By default, werf can automatically clean up the outdated host data as part of any werf command’s regular operation. That is why you do not need to invoke the werf host cleanup manually or via cron. However, the user can disable auto-cleaning of outdated host data using the --disable-auto-host-cleanup parameter (or the respective WERF_DISABLE_AUTO_HOST_CLEANUP environment variable). In this case, we recommend adding the werf host cleanup command to the list of cron jobs, e.g., as follows:

# /etc/cron.d/werf-host-cleanup
SHELL=/bin/bash
*/30 * * * * gitlab-runner source ~/.profile ; source $(trdl use werf 1.2 ea) ; werf host cleanup

By default, without additional parameters, the werf host cleanup command cleans up the data of all projects on the host. If invoked with the --project-name PROJECT parameter, the command can only clean up images on the local docker server. In this mode, the support for the command is partial.

Complete cleanup

The werf host purge command has two running modes: it can delete all the data of a single project or clean up all projects en masse.
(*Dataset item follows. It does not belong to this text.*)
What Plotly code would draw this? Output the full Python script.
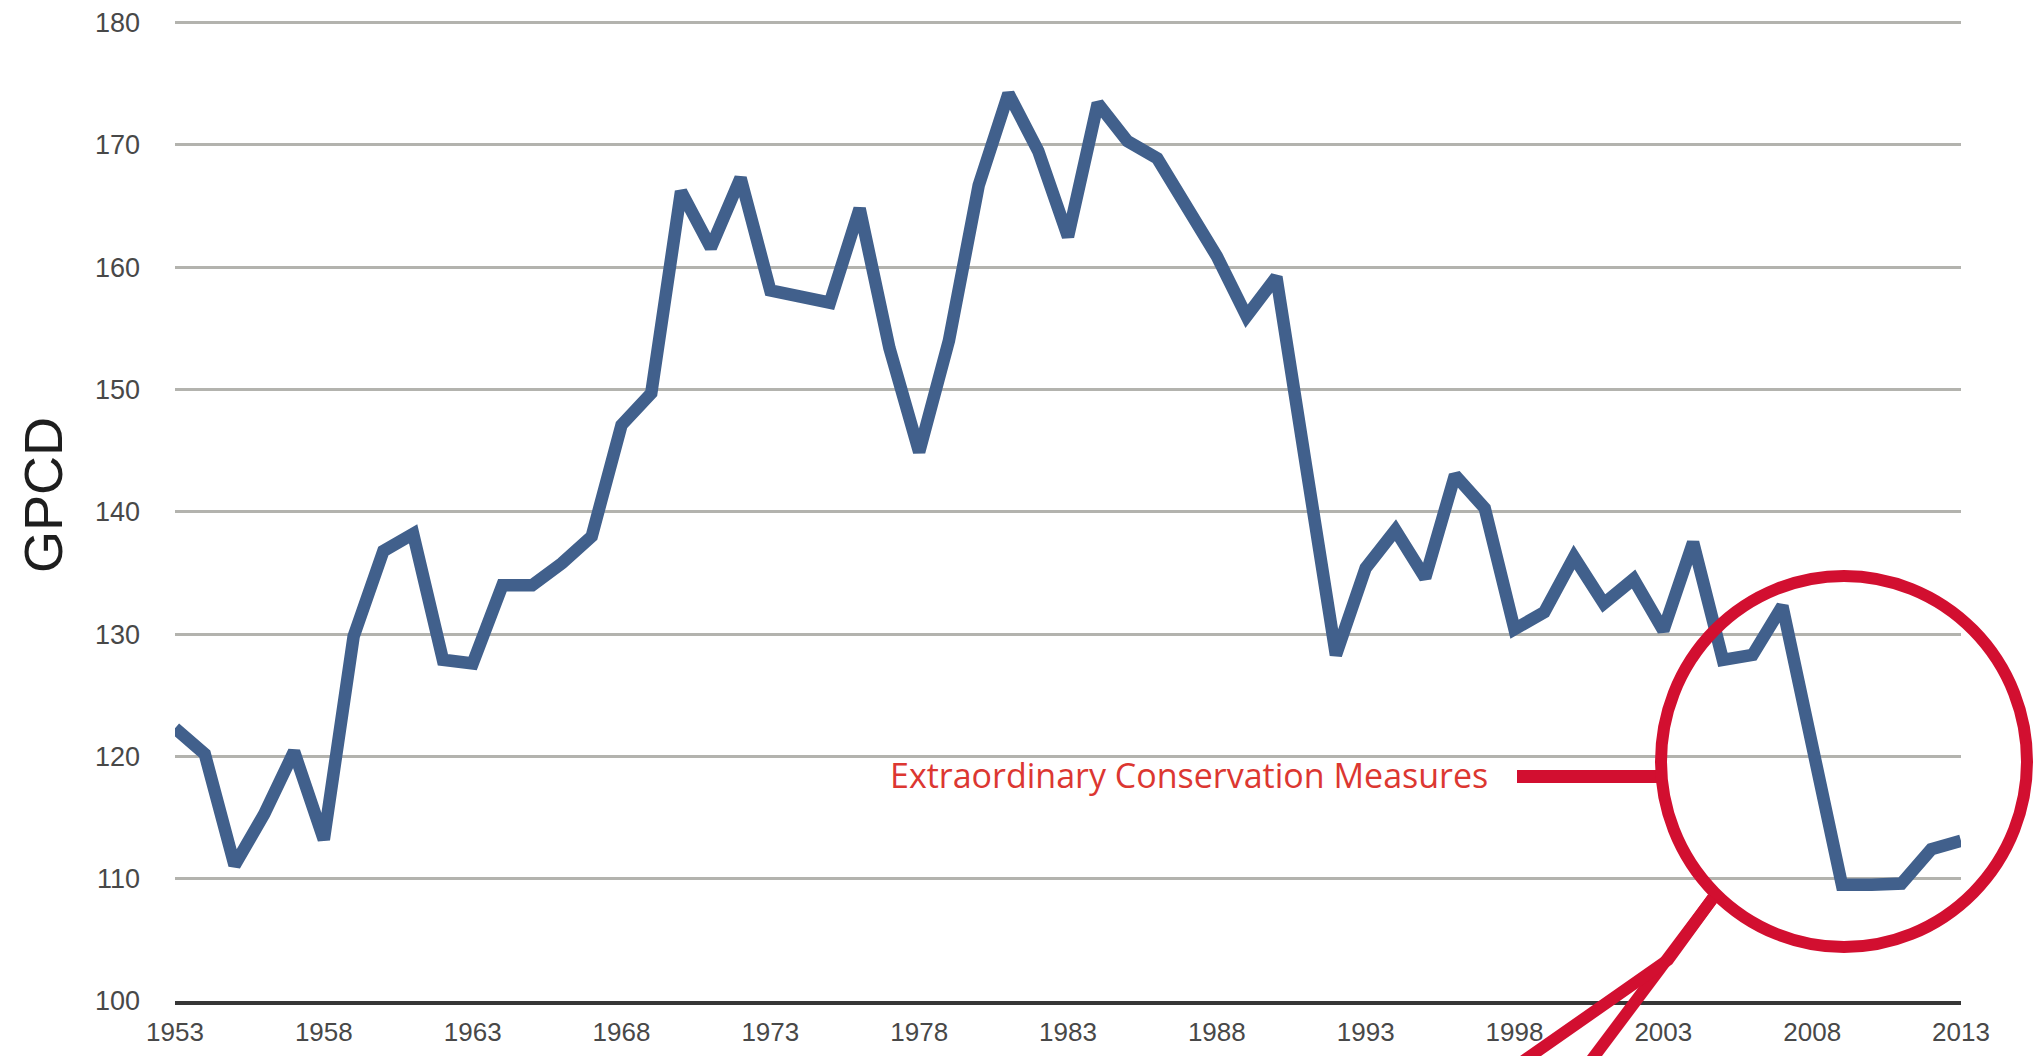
import plotly.graph_objects as go

# ---- data ----
years = [1953, 1954, 1955, 1956, 1957, 1958, 1959, 1960, 1961, 1962,
         1963, 1964, 1965, 1966, 1967, 1968, 1969, 1970, 1971, 1972,
         1973, 1974, 1975, 1976, 1977, 1978, 1979, 1980, 1981, 1982,
         1983, 1984, 1985, 1986, 1987, 1988, 1989, 1990, 1991, 1992,
         1993, 1994, 1995, 1996, 1997, 1998, 1999, 2000, 2001, 2002,
         2003, 2004, 2005, 2006, 2007, 2008, 2009, 2010, 2011, 2012, 2013]
gpcd = [122.3, 120.2, 111.1, 115.3, 120.4, 113.2, 129.8, 136.8, 138.2, 127.9,
        127.6, 134.0, 134.0, 135.8, 138.0, 147.1, 149.7, 166.2, 161.6, 167.3,
        158.1, 157.5, 157.1, 164.8, 153.4, 144.9, 154.0, 166.7, 174.2, 169.5,
        162.5, 173.4, 170.3, 168.9, 165.0, 160.9, 156.0, 159.2, 143.7, 128.3,
        135.4, 138.5, 134.6, 143.0, 140.3, 130.4, 131.8, 136.3, 132.5, 134.5,
        130.3, 137.5, 127.9, 128.3, 132.3, 120.8, 109.5, 109.5, 109.6, 112.4, 113.1]
x_tick_years = [1953, 1958, 1963, 1968, 1973, 1978, 1983, 1988, 1993, 1998, 2003, 2008, 2013]
y_tick_values = [100, 110, 120, 130, 140, 150, 160, 170, 180]
y_title = "GPCD"
callout_text = "Extraordinary Conservation Measures"

# ---- layout constants (pixels) ----
W, H = 2036, 1056
ML, MR, MT, MB = 175, 75, 19, 55
PW, PH = W - ML - MR, H - MT - MB


def px(xp):
    return (xp - ML) / PW


def py(yp):
    return (H - MB - yp) / PH


RED = "#d20f30"
BLUE = "#41608c"

fig = go.Figure()
fig.add_trace(go.Scatter(
    x=years, y=gpcd, mode="lines",
    line=dict(color=BLUE, width=12.5),
    hoverinfo="x+y", showlegend=False,
))

tick_font = dict(family="Liberation Sans, Arial, sans-serif", size=26, color="#484848")

fig.update_layout(
    width=W, height=H,
    margin=dict(l=ML, r=MR, t=MT, b=MB, pad=0, autoexpand=False),
    paper_bgcolor="white", plot_bgcolor="white",
    showlegend=False,
    xaxis=dict(
        range=[years[0], years[-1]], automargin=False,
        tickmode="array", tickvals=x_tick_years,
        ticktext=[str(y) for y in x_tick_years],
        showgrid=False, zeroline=False,
        showline=True, linecolor="#363636", linewidth=4,
        ticks="", tickfont=tick_font, ticklabelstandoff=5,
    ),
    yaxis=dict(
        range=[100, 180.3], automargin=False,
        tickmode="array", tickvals=y_tick_values,
        showgrid=True, gridcolor="#b3b3ae", gridwidth=3,
        zeroline=False, showline=False,
        ticks="", tickfont=dict(family="Liberation Sans, Arial, sans-serif", size=27, color="#484848"),
        ticklabelstandoff=34,
    ),
)

# y axis title
fig.add_annotation(
    text=y_title, textangle=-90, xref="paper", yref="paper",
    x=px(43), y=py(495), xanchor="center", yanchor="middle", showarrow=False,
    font=dict(family="Liberation Sans, Arial, sans-serif", size=54, color="#1e1e1e"),
)

# callout text
fig.add_annotation(
    text=callout_text, xref="paper", yref="paper",
    x=px(1490), y=py(775), xanchor="right", yanchor="middle", showarrow=False,
    font=dict(family="Open Sans, sans-serif", size=34, color="#dc3731"),
)

# callout bar
fig.add_shape(type="line", xref="paper", yref="paper",
              x0=px(1517), y0=py(776.5), x1=px(1662), y1=py(776.5),
              line=dict(color=RED, width=13))
# circle
fig.add_shape(type="circle", xref="paper", yref="paper",
              x0=px(1661), x1=px(2027), y0=py(947), y1=py(576),
              line=dict(color=RED, width=12))
# pointer lines
fig.add_shape(type="line", xref="paper", yref="paper",
              x0=px(1713), y0=py(898), x1=px(1590), y1=py(1062),
              line=dict(color=RED, width=12))
fig.add_shape(type="path", xref="paper", yref="paper",
              path="M {:.4f},{:.4f} L {:.4f},{:.4f} L {:.4f},{:.4f}".format(
                  px(1713), py(898), px(1668), py(960), px(1522), py(1062)),
              line=dict(color=RED, width=12))

fig.write_html("out.html", config={"displayModeBar": False},
               post_script="document.body.style.margin='0';document.body.style.overflow='hidden';")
CAUTION! By default, if no additional parameters are specified, werf host purge would completely destroy all werf traces on the host: images, stages, cache, and other data (service folders, temporary files) for all projects. This command provides the maximum level of cleaning.
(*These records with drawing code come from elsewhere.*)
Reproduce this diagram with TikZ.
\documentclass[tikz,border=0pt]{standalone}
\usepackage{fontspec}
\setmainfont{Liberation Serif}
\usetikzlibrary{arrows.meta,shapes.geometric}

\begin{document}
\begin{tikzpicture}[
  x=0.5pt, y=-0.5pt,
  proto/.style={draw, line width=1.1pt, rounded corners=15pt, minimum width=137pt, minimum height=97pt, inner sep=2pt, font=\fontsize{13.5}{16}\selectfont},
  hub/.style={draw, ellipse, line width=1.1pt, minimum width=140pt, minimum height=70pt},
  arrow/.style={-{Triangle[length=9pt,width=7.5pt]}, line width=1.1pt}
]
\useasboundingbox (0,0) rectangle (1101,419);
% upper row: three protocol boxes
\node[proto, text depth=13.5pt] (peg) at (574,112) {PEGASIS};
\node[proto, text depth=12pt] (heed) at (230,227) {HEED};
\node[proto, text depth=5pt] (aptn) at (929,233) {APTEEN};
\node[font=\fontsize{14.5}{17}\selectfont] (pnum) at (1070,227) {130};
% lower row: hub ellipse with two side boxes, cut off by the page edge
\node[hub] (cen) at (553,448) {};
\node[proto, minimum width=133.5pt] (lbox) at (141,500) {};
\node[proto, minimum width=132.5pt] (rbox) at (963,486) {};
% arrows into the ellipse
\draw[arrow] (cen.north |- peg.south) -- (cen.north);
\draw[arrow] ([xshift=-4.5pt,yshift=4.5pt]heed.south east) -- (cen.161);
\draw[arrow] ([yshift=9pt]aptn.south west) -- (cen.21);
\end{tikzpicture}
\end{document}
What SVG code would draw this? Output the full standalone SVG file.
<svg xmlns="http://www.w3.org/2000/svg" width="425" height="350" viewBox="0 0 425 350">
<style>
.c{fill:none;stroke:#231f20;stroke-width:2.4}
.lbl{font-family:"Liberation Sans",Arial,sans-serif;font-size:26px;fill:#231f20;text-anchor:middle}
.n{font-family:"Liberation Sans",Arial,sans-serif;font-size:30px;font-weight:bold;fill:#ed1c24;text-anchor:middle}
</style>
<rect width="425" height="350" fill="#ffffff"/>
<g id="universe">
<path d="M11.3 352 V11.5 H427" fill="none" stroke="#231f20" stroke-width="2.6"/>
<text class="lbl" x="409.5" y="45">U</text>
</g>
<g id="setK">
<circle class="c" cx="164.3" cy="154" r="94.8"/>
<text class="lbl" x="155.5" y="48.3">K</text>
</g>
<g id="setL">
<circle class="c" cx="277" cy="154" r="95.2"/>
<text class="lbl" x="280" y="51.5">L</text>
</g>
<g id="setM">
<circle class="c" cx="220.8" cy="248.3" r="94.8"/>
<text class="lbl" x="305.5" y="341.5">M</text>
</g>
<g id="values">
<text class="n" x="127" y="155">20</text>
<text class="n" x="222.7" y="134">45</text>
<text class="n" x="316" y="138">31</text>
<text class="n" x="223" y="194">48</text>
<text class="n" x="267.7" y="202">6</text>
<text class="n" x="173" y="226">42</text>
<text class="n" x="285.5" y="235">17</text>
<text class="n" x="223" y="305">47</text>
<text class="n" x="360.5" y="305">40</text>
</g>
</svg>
If the --project-name PROJECT parameter is set, the command will delete images present on the local docker server related to the PROJECT. In this mode, the command is partially functional: werf will not delete images on the local docker server associated with the remote image storage in the container registry (e.g., local images left from running werf converge --repo REPO). You can use the werf host cleanup command (that cleans up all the outdated host data) to clean up these images.